- DATA -
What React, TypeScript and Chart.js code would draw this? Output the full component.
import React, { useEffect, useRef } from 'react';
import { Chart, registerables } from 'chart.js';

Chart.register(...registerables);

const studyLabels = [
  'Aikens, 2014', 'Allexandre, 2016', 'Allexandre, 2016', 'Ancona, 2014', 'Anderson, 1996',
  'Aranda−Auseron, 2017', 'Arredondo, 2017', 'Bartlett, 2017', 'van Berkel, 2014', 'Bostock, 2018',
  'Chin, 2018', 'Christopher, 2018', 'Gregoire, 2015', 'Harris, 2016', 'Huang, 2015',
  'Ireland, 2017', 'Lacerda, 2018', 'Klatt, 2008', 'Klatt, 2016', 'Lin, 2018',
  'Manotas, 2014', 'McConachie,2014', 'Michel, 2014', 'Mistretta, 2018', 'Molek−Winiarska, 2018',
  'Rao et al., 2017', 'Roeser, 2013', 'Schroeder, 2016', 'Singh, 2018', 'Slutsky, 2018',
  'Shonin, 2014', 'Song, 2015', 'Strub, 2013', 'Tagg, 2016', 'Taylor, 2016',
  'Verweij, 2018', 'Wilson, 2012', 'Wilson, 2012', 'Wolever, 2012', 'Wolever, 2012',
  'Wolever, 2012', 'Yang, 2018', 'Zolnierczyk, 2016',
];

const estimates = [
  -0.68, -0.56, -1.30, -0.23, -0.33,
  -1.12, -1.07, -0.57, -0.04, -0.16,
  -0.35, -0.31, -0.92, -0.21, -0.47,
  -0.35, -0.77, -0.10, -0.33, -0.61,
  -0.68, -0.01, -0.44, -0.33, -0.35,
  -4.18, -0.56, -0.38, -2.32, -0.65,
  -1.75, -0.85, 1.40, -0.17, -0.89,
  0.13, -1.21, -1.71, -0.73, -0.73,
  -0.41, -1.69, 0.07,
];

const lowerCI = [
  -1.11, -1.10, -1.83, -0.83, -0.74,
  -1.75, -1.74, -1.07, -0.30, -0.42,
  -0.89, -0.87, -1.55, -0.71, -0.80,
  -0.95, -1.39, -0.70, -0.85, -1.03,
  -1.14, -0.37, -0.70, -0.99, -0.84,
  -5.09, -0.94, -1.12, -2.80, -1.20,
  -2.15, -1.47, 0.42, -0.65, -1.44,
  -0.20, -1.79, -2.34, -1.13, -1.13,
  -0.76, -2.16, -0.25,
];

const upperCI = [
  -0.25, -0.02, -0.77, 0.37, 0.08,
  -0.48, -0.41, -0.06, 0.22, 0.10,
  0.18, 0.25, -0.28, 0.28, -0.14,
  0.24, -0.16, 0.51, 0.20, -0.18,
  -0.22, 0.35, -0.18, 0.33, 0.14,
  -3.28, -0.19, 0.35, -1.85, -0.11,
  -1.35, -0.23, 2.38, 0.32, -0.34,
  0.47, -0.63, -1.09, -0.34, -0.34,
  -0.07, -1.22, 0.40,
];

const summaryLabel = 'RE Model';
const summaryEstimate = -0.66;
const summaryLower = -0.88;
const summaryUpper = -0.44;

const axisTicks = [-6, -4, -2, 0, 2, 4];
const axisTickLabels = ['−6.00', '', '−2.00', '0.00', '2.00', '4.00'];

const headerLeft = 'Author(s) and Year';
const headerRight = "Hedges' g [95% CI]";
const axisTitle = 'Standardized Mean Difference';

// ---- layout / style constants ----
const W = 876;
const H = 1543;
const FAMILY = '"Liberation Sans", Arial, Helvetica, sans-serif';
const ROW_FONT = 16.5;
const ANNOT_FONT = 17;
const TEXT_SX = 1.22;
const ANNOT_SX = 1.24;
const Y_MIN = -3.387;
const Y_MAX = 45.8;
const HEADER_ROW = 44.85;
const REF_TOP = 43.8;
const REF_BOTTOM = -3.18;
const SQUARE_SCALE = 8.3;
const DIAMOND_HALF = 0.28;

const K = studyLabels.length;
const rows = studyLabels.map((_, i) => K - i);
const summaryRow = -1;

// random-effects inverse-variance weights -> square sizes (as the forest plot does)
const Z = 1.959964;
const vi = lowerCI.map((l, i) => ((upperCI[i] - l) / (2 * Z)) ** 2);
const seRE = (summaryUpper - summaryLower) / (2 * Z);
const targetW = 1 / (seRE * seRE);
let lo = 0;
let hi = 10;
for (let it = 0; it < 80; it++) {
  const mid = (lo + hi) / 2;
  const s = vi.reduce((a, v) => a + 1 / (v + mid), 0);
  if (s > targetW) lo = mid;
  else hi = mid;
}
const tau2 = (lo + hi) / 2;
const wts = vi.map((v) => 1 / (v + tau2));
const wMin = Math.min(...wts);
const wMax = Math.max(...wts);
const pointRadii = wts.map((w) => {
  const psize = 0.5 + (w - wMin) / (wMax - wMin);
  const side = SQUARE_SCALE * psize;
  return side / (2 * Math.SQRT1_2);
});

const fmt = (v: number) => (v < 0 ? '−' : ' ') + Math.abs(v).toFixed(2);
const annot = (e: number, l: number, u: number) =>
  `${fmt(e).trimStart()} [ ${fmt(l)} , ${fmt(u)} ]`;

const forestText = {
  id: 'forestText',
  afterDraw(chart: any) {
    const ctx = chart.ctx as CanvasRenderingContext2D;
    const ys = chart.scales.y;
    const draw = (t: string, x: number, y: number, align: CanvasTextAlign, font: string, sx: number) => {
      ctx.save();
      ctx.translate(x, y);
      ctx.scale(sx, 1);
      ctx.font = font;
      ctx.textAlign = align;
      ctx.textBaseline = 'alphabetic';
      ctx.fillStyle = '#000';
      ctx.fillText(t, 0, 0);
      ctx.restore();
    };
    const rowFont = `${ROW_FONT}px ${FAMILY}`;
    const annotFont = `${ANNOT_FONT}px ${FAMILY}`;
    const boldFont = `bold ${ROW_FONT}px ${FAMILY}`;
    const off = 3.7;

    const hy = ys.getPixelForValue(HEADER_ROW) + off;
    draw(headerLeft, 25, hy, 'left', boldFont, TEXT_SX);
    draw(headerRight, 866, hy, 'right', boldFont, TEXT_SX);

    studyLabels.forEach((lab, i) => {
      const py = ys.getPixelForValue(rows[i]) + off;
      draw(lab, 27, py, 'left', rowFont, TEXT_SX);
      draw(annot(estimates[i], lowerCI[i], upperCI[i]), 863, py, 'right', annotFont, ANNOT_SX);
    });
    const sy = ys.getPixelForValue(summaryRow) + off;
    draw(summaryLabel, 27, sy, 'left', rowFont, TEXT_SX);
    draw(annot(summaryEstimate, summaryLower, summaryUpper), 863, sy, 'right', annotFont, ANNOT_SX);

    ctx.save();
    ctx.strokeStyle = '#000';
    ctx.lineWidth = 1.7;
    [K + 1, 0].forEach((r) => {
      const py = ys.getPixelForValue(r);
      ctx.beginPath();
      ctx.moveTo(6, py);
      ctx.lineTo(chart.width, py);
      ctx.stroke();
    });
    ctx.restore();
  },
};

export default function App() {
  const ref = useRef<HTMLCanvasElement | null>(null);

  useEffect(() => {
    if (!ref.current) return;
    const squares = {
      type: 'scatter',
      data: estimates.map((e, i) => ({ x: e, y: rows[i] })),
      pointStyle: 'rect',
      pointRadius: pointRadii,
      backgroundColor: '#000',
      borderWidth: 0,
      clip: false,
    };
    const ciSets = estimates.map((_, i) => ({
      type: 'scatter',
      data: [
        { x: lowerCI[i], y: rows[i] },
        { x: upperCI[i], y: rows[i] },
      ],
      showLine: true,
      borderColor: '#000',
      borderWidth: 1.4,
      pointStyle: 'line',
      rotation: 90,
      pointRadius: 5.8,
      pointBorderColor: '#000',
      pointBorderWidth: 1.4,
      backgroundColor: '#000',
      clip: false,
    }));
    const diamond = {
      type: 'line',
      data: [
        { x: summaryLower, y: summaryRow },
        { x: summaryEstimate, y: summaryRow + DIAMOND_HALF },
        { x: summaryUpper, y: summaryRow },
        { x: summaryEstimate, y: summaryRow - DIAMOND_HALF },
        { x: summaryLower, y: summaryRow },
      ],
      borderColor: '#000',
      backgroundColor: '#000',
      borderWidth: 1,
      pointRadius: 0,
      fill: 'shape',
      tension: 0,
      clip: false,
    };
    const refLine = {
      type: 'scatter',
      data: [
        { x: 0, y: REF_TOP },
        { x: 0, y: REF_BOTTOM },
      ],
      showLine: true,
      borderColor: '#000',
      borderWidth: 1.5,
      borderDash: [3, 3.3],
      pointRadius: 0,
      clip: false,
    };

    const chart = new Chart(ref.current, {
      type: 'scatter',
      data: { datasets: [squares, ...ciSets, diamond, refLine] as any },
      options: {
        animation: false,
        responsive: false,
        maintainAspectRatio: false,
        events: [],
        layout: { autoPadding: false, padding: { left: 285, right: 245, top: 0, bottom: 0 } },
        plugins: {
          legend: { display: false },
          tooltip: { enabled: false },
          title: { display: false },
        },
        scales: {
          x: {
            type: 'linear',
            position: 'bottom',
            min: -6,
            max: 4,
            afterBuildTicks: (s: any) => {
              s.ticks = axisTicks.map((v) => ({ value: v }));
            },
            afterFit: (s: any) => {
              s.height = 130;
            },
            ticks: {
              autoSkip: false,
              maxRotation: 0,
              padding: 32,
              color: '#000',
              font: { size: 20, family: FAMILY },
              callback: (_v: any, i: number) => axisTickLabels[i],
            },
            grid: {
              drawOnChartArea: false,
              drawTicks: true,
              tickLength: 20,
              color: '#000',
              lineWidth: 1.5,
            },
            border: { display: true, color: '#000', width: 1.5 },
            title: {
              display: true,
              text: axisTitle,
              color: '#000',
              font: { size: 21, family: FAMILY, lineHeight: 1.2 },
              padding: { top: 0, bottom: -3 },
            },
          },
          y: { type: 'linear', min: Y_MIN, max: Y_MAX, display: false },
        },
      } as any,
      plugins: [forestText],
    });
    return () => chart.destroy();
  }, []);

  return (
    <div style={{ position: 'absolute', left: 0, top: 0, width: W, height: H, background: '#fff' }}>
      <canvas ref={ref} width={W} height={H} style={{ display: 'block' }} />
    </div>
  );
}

- WHAT NEEDS TO BE DONE -
Print, please, the lines above from the very first through the one that holds "Chart.register(...registerables);", both included, word for word and with nothing else.

- THE RESPONSE -
What React, TypeScript and Chart.js code would draw this? Output the full component.
import React, { useEffect, useRef } from 'react';
import { Chart, registerables } from 'chart.js';

Chart.register(...registerables);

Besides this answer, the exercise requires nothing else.